Again, you may need to update some of the variables to fit your environment.

Compiling KDE PIM

KDE PIM depends on KDE Frameworks 5, Qt 5 and some additional libraries (like libical). If you distribution provides new-enough versions of all these libraries, you can compile KDE PIM against them, just make sure you have all the development packages for those libraries installed.

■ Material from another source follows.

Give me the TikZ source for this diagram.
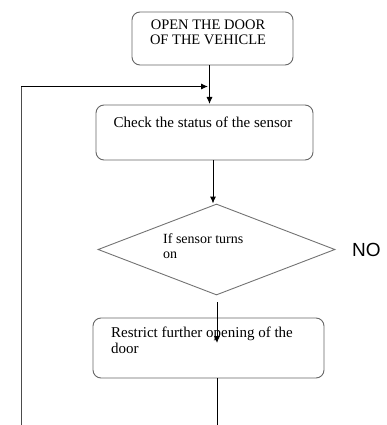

kdesrc-build kde-pimlibs kde-pim

If the build fails, you can check the log file to see why it failed. It will likely be because of a missing dependency.

Running KDE PIM

If you put the environment changes to your ~/.bashrc, you probably want to log out and back in to get the new environment applied globally. When you now run any KDE PIM app, it will start Akonadi all the KDE PIM apps from the new prefix. Otherwise you can just source the script in a terminal and run akonadictl --instance devel start. This will start a new instance of Akonadi which will run in parallel with the system one.